--- START DATA BLOCK ---

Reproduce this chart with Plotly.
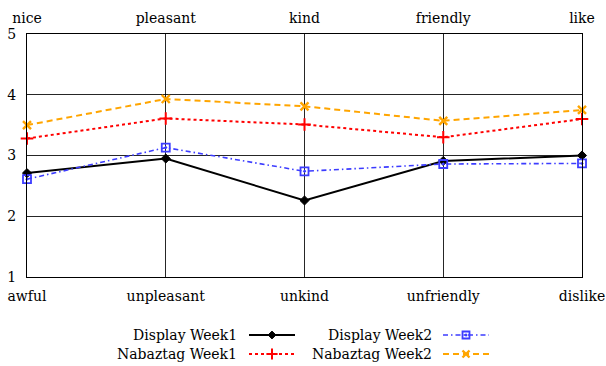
import plotly.graph_objects as go

top_labels = ["nice", "pleasant", "kind", "friendly", "like"]
bottom_labels = ["awful", "unpleasant", "unkind", "unfriendly", "dislike"]
y_ticks = [1, 2, 3, 4, 5]

display_week1 = [2.71, 2.95, 2.26, 2.91, 3.00]
display_week2 = [2.61, 3.13, 2.74, 2.86, 2.87]
nabaztag_week1 = [3.28, 3.61, 3.51, 3.30, 3.60]
nabaztag_week2 = [3.50, 3.93, 3.81, 3.57, 3.75]

series_names = ["Display Week1", "Display Week2", "Nabaztag Week1", "Nabaztag Week2"]
series_values = [display_week1, display_week2, nabaztag_week1, nabaztag_week2]

styles = [
    dict(color="black", dash="solid", width=2, symbol="diamond", msize=7, mlw=1),
    dict(color="#3c3cff", dash="5px,3px,1.5px,3px", width=1.6, symbol="square-open-dot", msize=8, mlw=1.8),
    dict(color="#ff0000", dash="3px,3px", width=2, symbol="cross-thin", msize=9, mlw=2),
    dict(color="#ffa500", dash="6px,4px", width=2, symbol="x-thin", msize=8, mlw=2.4),
]

FONT = "'DejaVu Serif', serif"
FS = 14
W, H = 606, 366
ML, MR, MT, MB = 27, 24, 34, 5
plot_h = H - MT - MB
main_bottom = (H - MB - 277) / plot_h

fig = go.Figure()
xs = list(range(len(top_labels)))
for name, vals, st in zip(series_names, series_values, styles):
    fig.add_trace(go.Scatter(
        x=xs, y=vals, mode="lines+markers", name=name, showlegend=False,
        line=dict(color=st["color"], dash=st["dash"], width=st["width"]),
        marker=dict(symbol=st["symbol"], size=st["msize"], color=st["color"],
                    line=dict(color=st["color"], width=st["mlw"])),
        xaxis="x", yaxis="y", cliponaxis=False,
    ))

# legend drawn on a hidden helper axis (pixel-like units)
leg_rows = [361 - 335, 361 - 335, 361 - 354, 361 - 354]
leg_cols = [(249, 272, 295), (443, 466, 489), (249, 272, 295), (443, 466, 489)]
leg_text_right = [238, 433, 238, 433]
for name, st, ry, (x0, xm, x1), tr in zip(series_names, styles, leg_rows, leg_cols, leg_text_right):
    fig.add_trace(go.Scatter(
        x=[x0, xm, x1], y=[ry, ry, ry], mode="lines", showlegend=False,
        line=dict(color=st["color"], dash=st["dash"], width=st["width"]),
        xaxis="x3", yaxis="y3", hoverinfo="skip", cliponaxis=False,
    ))
    fig.add_trace(go.Scatter(
        x=[xm], y=[ry], mode="markers", showlegend=False,
        marker=dict(symbol=st["symbol"], size=st["msize"] - 1, color=st["color"],
                    line=dict(color=st["color"], width=st["mlw"])),
        xaxis="x3", yaxis="y3", hoverinfo="skip", cliponaxis=False,
    ))
    fig.add_annotation(x=tr + 1, y=ry, xref="x3", yref="y3", text=name, showarrow=False,
                       xanchor="right", yanchor="middle",
                       font=dict(family=FONT, size=FS, color="black"))

grid = dict(showgrid=True, gridcolor="rgba(0,0,0,0.85)", gridwidth=1)
fig.update_layout(
    width=W, height=H,
    margin=dict(l=ML, r=MR, t=MT, b=MB, autoexpand=False),
    paper_bgcolor="white", plot_bgcolor="white",
    font=dict(family=FONT, size=FS, color="black"),
    xaxis=dict(domain=[0, 1], range=[0, 4], tickvals=xs, ticktext=bottom_labels,
               anchor="y", zeroline=False, ticks="", ticklabelstandoff=6, automargin=False,
               ticklabeloverflow="allow",
               showline=True, linecolor="black", linewidth=1.3, mirror=True, **grid),
    xaxis2=dict(overlaying="x", side="top", range=[0, 4], tickvals=xs, ticktext=top_labels,
                anchor="y", showgrid=False, zeroline=False, ticks="", ticklabelstandoff=7,
                automargin=False, ticklabeloverflow="allow"),
    yaxis=dict(domain=[main_bottom, 1], range=[1, 5], tickvals=y_ticks, anchor="x",
               zeroline=False, ticks="", ticklabelstandoff=7, automargin=False,
               ticklabeloverflow="allow",
               showline=True, linecolor="black", linewidth=1.3, mirror=True, **grid),
    xaxis3=dict(domain=[0, 1], range=[ML, W - MR], visible=False, anchor="y3", automargin=False),
    yaxis3=dict(domain=[0, main_bottom], range=[0, H - MB - 277], visible=False, anchor="x3",
                automargin=False),
)
# dummy trace for xaxis2 so its ticks render
fig.add_trace(go.Scatter(x=[0, 4], y=[None, None], xaxis="x2", yaxis="y", showlegend=False, hoverinfo="skip"))

fig.write_html("out.html", config={"displayModeBar": False},
               post_script="document.body.style.margin='0';")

--- END DATA BLOCK ---

Output each line exactly; omit every picture.

= TASK RESULT =
Reproduce this chart with Plotly.
import plotly.graph_objects as go

top_labels = ["nice", "pleasant", "kind", "friendly", "like"]
bottom_labels = ["awful", "unpleasant", "unkind", "unfriendly", "dislike"]
y_ticks = [1, 2, 3, 4, 5]

display_week1 = [2.71, 2.95, 2.26, 2.91, 3.00]
display_week2 = [2.61, 3.13, 2.74, 2.86, 2.87]
nabaztag_week1 = [3.28, 3.61, 3.51, 3.30, 3.60]
nabaztag_week2 = [3.50, 3.93, 3.81, 3.57, 3.75]

series_names = ["Display Week1", "Display Week2", "Nabaztag Week1", "Nabaztag Week2"]
series_values = [display_week1, display_week2, nabaztag_week1, nabaztag_week2]

styles = [
    dict(color="black", dash="solid", width=2, symbol="diamond", msize=7, mlw=1),
    dict(color="#3c3cff", dash="5px,3px,1.5px,3px", width=1.6, symbol="square-open-dot", msize=8, mlw=1.8),
    dict(color="#ff0000", dash="3px,3px", width=2, symbol="cross-thin", msize=9, mlw=2),
    dict(color="#ffa500", dash="6px,4px", width=2, symbol="x-thin", msize=8, mlw=2.4),
]

FONT = "'DejaVu Serif', serif"
FS = 14
W, H = 606, 366
ML, MR, MT, MB = 27, 24, 34, 5
plot_h = H - MT - MB
main_bottom = (H - MB - 277) / plot_h

fig = go.Figure()
xs = list(range(len(top_labels)))
for name, vals, st in zip(series_names, series_values, styles):
    fig.add_trace(go.Scatter(
        x=xs, y=vals, mode="lines+markers", name=name, showlegend=False,
        line=dict(color=st["color"], dash=st["dash"], width=st["width"]),
        marker=dict(symbol=st["symbol"], size=st["msize"], color=st["color"],
                    line=dict(color=st["color"], width=st["mlw"])),
        xaxis="x", yaxis="y", cliponaxis=False,
    ))

# legend drawn on a hidden helper axis (pixel-like units)
leg_rows = [361 - 335, 361 - 335, 361 - 354, 361 - 354]
leg_cols = [(249, 272, 295), (443, 466, 489), (249, 272, 295), (443, 466, 489)]
leg_text_right = [238, 433, 238, 433]
for name, st, ry, (x0, xm, x1), tr in zip(series_names, styles, leg_rows, leg_cols, leg_text_right):
    fig.add_trace(go.Scatter(
        x=[x0, xm, x1], y=[ry, ry, ry], mode="lines", showlegend=False,
        line=dict(color=st["color"], dash=st["dash"], width=st["width"]),
        xaxis="x3", yaxis="y3", hoverinfo="skip", cliponaxis=False,
    ))
    fig.add_trace(go.Scatter(
        x=[xm], y=[ry], mode="markers", showlegend=False,
        marker=dict(symbol=st["symbol"], size=st["msize"] - 1, color=st["color"],
                    line=dict(color=st["color"], width=st["mlw"])),
        xaxis="x3", yaxis="y3", hoverinfo="skip", cliponaxis=False,
    ))
    fig.add_annotation(x=tr + 1, y=ry, xref="x3", yref="y3", text=name, showarrow=False,
                       xanchor="right", yanchor="middle",
                       font=dict(family=FONT, size=FS, color="black"))

grid = dict(showgrid=True, gridcolor="rgba(0,0,0,0.85)", gridwidth=1)
fig.update_layout(
    width=W, height=H,
    margin=dict(l=ML, r=MR, t=MT, b=MB, autoexpand=False),
    paper_bgcolor="white", plot_bgcolor="white",
    font=dict(family=FONT, size=FS, color="black"),
    xaxis=dict(domain=[0, 1], range=[0, 4], tickvals=xs, ticktext=bottom_labels,
               anchor="y", zeroline=False, ticks="", ticklabelstandoff=6, automargin=False,
               ticklabeloverflow="allow",
               showline=True, linecolor="black", linewidth=1.3, mirror=True, **grid),
    xaxis2=dict(overlaying="x", side="top", range=[0, 4], tickvals=xs, ticktext=top_labels,
                anchor="y", showgrid=False, zeroline=False, ticks="", ticklabelstandoff=7,
                automargin=False, ticklabeloverflow="allow"),
    yaxis=dict(domain=[main_bottom, 1], range=[1, 5], tickvals=y_ticks, anchor="x",
               zeroline=False, ticks="", ticklabelstandoff=7, automargin=False,
               ticklabeloverflow="allow",
               showline=True, linecolor="black", linewidth=1.3, mirror=True, **grid),
    xaxis3=dict(domain=[0, 1], range=[ML, W - MR], visible=False, anchor="y3", automargin=False),
    yaxis3=dict(domain=[0, main_bottom], range=[0, H - MB - 277], visible=False, anchor="x3",
                automargin=False),
)
# dummy trace for xaxis2 so its ticks render
fig.add_trace(go.Scatter(x=[0, 4], y=[None, None], xaxis="x2", yaxis="y", showlegend=False, hoverinfo="skip"))

fig.write_html("out.html", config={"displayModeBar": False},
               post_script="document.body.style.margin='0';")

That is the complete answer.